I remember seeing the Bantam reprints of the Doc Savage pulp novels in used book stores. And it wasn't until I got a copy of a Marvel Giant-Size reprint of their first two issues of the Doc Savage comic, the ones that adapted The Man of Bronze (shown at right), the first book of the saga, that I became a Savage fan, a member of the Brotherhood of Bronze. A used bookstore not too far from my parents' house always had a steady supply of the novels (probably from boxes stored for years in some dude's basement, whose wife squinched her face in distaste when she found them and said, "What the hell is this? The Thousand-Headed Man? Ewwww, what's all that crap all over his body? And what's with the guy in the torn shirt?") I always managed to pick up a few when I'd stop by. At a quarter apiece, I got what I thought were million-dollar adventures for pocket change.

They were short reads, so I'd finish one every two or three days - a week if I was feeling lazy. Then Marvel came out with a black-and-white magazine, the first issue of which tied into the (embarrassingly corny) film version of The Man of Bronze.

That was the summer of 1975 - it was a Summer of Bronze for me.

My interest in the saga tapered over the next few years. I started reading more potboiler thrillers, and I found many of those while visiting the used bookstore looking for more Doc Savage books. I think the last one I read was The Boss of Terror while I was homebound from school during the Blizzard of 1977.

Had I grown out of Doc that quickly? Maybe. A year before, I read Black Sunday, and its plot with terrorists exploding a blimp over the Super Bowl seemed so, well, Savagish to me.

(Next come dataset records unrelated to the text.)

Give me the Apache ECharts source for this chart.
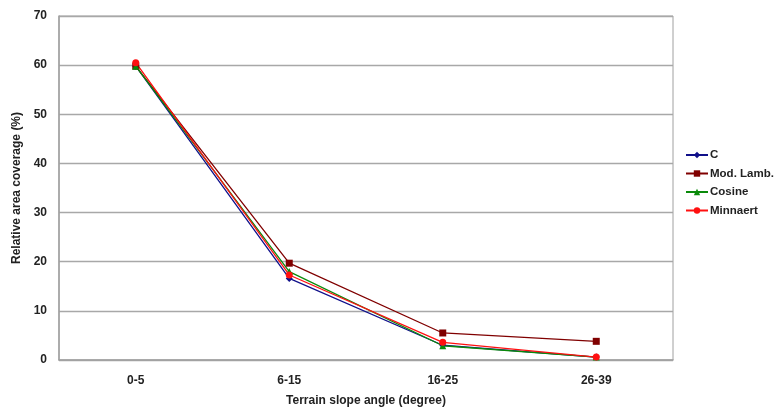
<!DOCTYPE html>
<html>
<head>
<meta charset="utf-8">
<script src="https://cdn.jsdelivr.net/npm/echarts@6/dist/echarts.min.js"></script>
<style>html,body{margin:0;padding:0;background:#fff}#c{width:777px;height:412px}</style>
</head>
<body>
<div id="c"></div>
<script>
const categories = ['0-5', '6-15', '16-25', '26-39'];
const cValues = [59.8, 16.6, 3.0, 0.6];
const modLambValues = [59.8, 19.7, 5.5, 3.8];
const cosineValues = [59.8, 18.0, 2.9, 0.6];
const minnaertValues = [60.5, 17.3, 3.6, 0.6];
const yTicks = [0, 10, 20, 30, 40, 50, 60, 70];

const font = 'Liberation Sans, Arial, sans-serif';
const chart = echarts.init(document.getElementById('c'));
function s(name, data, color, symbol, size) {
  return {
    name, type: 'line', data, symbol, symbolSize: size,
    itemStyle: { color }, lineStyle: { color, width: 1.3 },
    emphasis: { disabled: true }, animation: false
  };
}
chart.setOption({
  animation: false,
  grid: { left: 59, right: 104, top: 16, bottom: 51, show: true, borderColor: '#a0a0a0', borderWidth: 1 },
  xAxis: {
    type: 'category', data: categories, boundaryGap: true,
    axisLine: { lineStyle: { color: '#a0a0a0', width: 1.5 } },
    axisTick: { show: false },
    axisLabel: { color: '#222', fontWeight: 'bold', fontSize: 12, fontFamily: font, margin: 15 },
    name: 'Terrain slope angle (degree)', nameLocation: 'middle', nameGap: 35,
    nameTextStyle: { color: '#222', fontWeight: 'bold', fontSize: 12, fontFamily: font }
  },
  yAxis: {
    type: 'value', min: yTicks[0], max: yTicks[yTicks.length - 1], interval: 10,
    axisLine: { show: true, lineStyle: { color: '#a0a0a0', width: 1.5 } },
    axisTick: { show: false },
    splitLine: { lineStyle: { color: '#a8a8a8', width: 1.3 } },
    axisLabel: { color: '#222', fontWeight: 'bold', fontSize: 12, fontFamily: font, margin: 12 },
    name: 'Relative area coverage (%)', nameLocation: 'middle', nameGap: 31,
    nameTextStyle: { color: '#222', fontWeight: 'bold', fontSize: 12, fontFamily: font }
  },
  legend: {
    orient: 'vertical', left: 680, top: 144, itemGap: 6.5, itemWidth: 22, itemHeight: 8,
    textStyle: { color: '#222', fontWeight: 'bold', fontSize: 11.5, fontFamily: font, padding: [0, 0, 0, -3] },
    data: ['C', 'Mod. Lamb.', 'Cosine', 'Minnaert']
  },
  series: [
    s('C', cValues, '#10108a', 'diamond', 7),
    s('Mod. Lamb.', modLambValues, '#800000', 'rect', 7),
    s('Cosine', cosineValues, '#0a8a0a', 'triangle', 7),
    s('Minnaert', minnaertValues, '#ff1010', 'circle', 7)
  ]
});
</script>
</body>
</html>
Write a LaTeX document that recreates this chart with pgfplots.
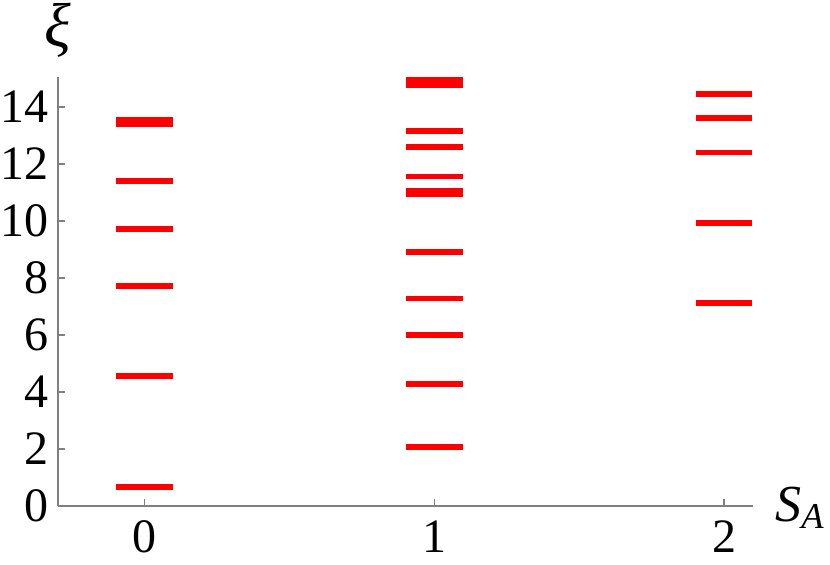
\documentclass[border=0pt]{standalone}
\usepackage{pgfplots}
\pgfplotsset{compat=1.18}
\usepackage{fontspec}
\setmainfont{Liberation Serif}
\begin{document}
\begin{tikzpicture}
\begin{axis}[
  scale only axis,
  width=347.5pt, height=214.5pt,
  xmin=-0.3, xmax=2.1, ymin=0, ymax=15.05,
  axis lines*=left,
  axis line style={black!50, line width=0.6pt},
  xtick={0,1,2}, xticklabels={0,1,2},
  ytick={0,2,4,6,8,10,12,14}, yticklabels={0,2,4,6,8,10,12,14},
  minor tick num=0,
  tick align=inside,
  major tick length=3.7pt,
  tick style={black!50, line width=0.6pt},
  ticklabel style={font=\fontsize{24}{24}\rmfamily\selectfont, inner sep=0pt},
  xticklabel style={anchor=north, yshift=-7pt},
  yticklabel style={anchor=east, xshift=-4.5pt},
  clip=false,
]
\addplot[draw=none, mark=none, error bars/.cd, x dir=both, x fixed=0.098, error mark=none,
  error bar style={draw=red, solid, line width=2.9pt}] coordinates {
  (0,0.68) (0,4.56) (0,7.71) (0,9.73) (0,11.39) (0,13.39) (0,13.56)
  (1,2.07) (1,4.29) (1,6.0) (1,7.28) (1,8.91) (1,10.93) (1,11.05) (1,11.56) (1,12.60) (1,13.16) (1,14.76) (1,14.95)
  (2,7.12) (2,9.93) (2,12.40) (2,13.60) (2,14.46)
};
\end{axis}
\node[font=\fontsize{31}{31}\selectfont\itshape] at ([yshift=23.5pt]current axis.north west) {ξ};
\node[font=\fontsize{26}{26}\selectfont, anchor=base west, inner sep=0pt] at ([xshift=11pt, yshift=-7.5pt]current axis.south east) {\textit{S}\textsubscript{\textit{A}}};
\pgfresetboundingbox
\useasboundingbox ([xshift=-29pt, yshift=-29pt]current axis.south west) rectangle ++(415pt,282pt);
\end{tikzpicture}
\end{document}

Doc used Zeppelins a lot in his world travels (this was in the 1930s, when airship travel was common, until The Hindenberg became a big bag o' fire and chared metal). So why couldn't one of Doc's enemies hijack one of his Zeppelins and wreak some havoc where a lot of people were?

Sadly, we now know what sociopathic fantatics can do with any type of aircraft to anyplace where people gather.

But I had soaked up so much of the Saga during the short time I was with it: Doc's headquarters on the 86th Floor of the Empire State Building, Philip Jose Farmer's tongue-in-cheek biography Doc Savage: His Apocalyptic Life, the imbued sensuality of Doc's cousin Patricia (and visiting the used bookstore frequently, feverishly almost, looking to see if anyone brought in a copy of Brand of the Werewolf, where she first appears), his aides - five brilliant professional men with oddball physical characteristics, but each one such a badass that he could kick your ass standing still.

In spite of my allged maturity, I still celebrate Doc, Monk, Ham, Renny, Long Tom, Johnny, Doc's cousin Patricia, and the pets Habeas Corpus and Chemistry. There's a quote from a famous Latin American author (I can't think of the exact words or who the author is) who gave an important piece of advice about writing. It says somethng about how you are not only full of all the good literature you have read, but you are also full of the comic books you read in your youth.

I still yearn to be lounging around the 86th floor, to ride in a Zeppelin or in a large airplane down to a South American country, or down inside a volcano or to a small Pacific island, and encounter a man with a thousand small heads glued to his body, or a fleet of giant bats.

It's all still with me. And it all still makes me smile.

Now if you'll excuse me, I've got a novel to write.